**Challenge**
Only the lines from the start of the data through the line with "return (H - B - (y - OFF)) / PH" belong in the copy. Restate them word for word, minus the pictures.

───── Dataset excerpt

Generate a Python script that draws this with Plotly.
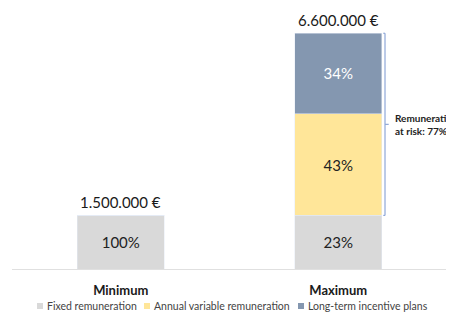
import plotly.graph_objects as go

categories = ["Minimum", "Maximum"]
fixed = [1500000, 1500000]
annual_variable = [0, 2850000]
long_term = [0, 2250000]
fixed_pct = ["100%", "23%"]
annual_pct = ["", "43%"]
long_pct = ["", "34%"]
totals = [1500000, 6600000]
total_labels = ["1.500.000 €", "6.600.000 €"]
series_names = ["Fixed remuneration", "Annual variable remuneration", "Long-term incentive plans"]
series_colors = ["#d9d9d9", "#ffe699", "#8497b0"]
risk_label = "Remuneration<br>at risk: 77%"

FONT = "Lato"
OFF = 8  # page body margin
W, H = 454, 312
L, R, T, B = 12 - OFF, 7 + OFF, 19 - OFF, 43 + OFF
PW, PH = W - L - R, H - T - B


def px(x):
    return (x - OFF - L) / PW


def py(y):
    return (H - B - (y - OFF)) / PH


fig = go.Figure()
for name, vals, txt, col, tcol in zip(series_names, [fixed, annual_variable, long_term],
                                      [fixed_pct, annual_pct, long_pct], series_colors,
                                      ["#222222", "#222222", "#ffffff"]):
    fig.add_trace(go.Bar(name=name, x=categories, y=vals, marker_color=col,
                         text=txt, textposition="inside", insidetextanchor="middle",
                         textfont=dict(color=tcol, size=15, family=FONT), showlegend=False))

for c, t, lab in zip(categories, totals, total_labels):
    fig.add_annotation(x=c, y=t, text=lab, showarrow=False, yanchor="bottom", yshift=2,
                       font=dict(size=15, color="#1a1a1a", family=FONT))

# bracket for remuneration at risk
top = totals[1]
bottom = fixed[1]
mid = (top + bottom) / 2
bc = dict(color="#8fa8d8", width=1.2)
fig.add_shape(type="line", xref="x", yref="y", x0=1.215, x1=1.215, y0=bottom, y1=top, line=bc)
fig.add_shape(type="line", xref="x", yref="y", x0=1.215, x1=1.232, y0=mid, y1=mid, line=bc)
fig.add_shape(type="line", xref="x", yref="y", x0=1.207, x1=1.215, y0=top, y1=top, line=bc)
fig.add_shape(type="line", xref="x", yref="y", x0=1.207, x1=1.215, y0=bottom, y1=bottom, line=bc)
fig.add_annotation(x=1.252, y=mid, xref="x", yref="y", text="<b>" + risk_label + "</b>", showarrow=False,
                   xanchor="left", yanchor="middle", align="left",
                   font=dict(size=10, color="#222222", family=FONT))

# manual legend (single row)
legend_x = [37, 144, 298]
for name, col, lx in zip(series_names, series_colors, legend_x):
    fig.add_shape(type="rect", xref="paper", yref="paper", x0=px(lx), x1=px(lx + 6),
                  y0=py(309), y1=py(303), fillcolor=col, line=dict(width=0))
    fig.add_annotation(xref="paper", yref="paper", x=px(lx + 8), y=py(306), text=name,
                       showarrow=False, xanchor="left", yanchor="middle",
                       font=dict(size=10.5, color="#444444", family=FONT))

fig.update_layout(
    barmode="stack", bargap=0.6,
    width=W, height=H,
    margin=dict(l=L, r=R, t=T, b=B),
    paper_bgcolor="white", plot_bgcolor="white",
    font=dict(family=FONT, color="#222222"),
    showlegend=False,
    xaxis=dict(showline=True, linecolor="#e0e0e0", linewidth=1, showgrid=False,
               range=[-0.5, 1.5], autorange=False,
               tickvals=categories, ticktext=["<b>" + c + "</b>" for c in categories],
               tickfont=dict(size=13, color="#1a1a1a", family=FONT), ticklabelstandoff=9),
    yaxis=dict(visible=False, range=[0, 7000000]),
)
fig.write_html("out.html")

──────────

**Response to this task**
Generate a Python script that draws this with Plotly.
import plotly.graph_objects as go

categories = ["Minimum", "Maximum"]
fixed = [1500000, 1500000]
annual_variable = [0, 2850000]
long_term = [0, 2250000]
fixed_pct = ["100%", "23%"]
annual_pct = ["", "43%"]
long_pct = ["", "34%"]
totals = [1500000, 6600000]
total_labels = ["1.500.000 €", "6.600.000 €"]
series_names = ["Fixed remuneration", "Annual variable remuneration", "Long-term incentive plans"]
series_colors = ["#d9d9d9", "#ffe699", "#8497b0"]
risk_label = "Remuneration<br>at risk: 77%"

FONT = "Lato"
OFF = 8  # page body margin
W, H = 454, 312
L, R, T, B = 12 - OFF, 7 + OFF, 19 - OFF, 43 + OFF
PW, PH = W - L - R, H - T - B


def px(x):
    return (x - OFF - L) / PW


def py(y):
    return (H - B - (y - OFF)) / PH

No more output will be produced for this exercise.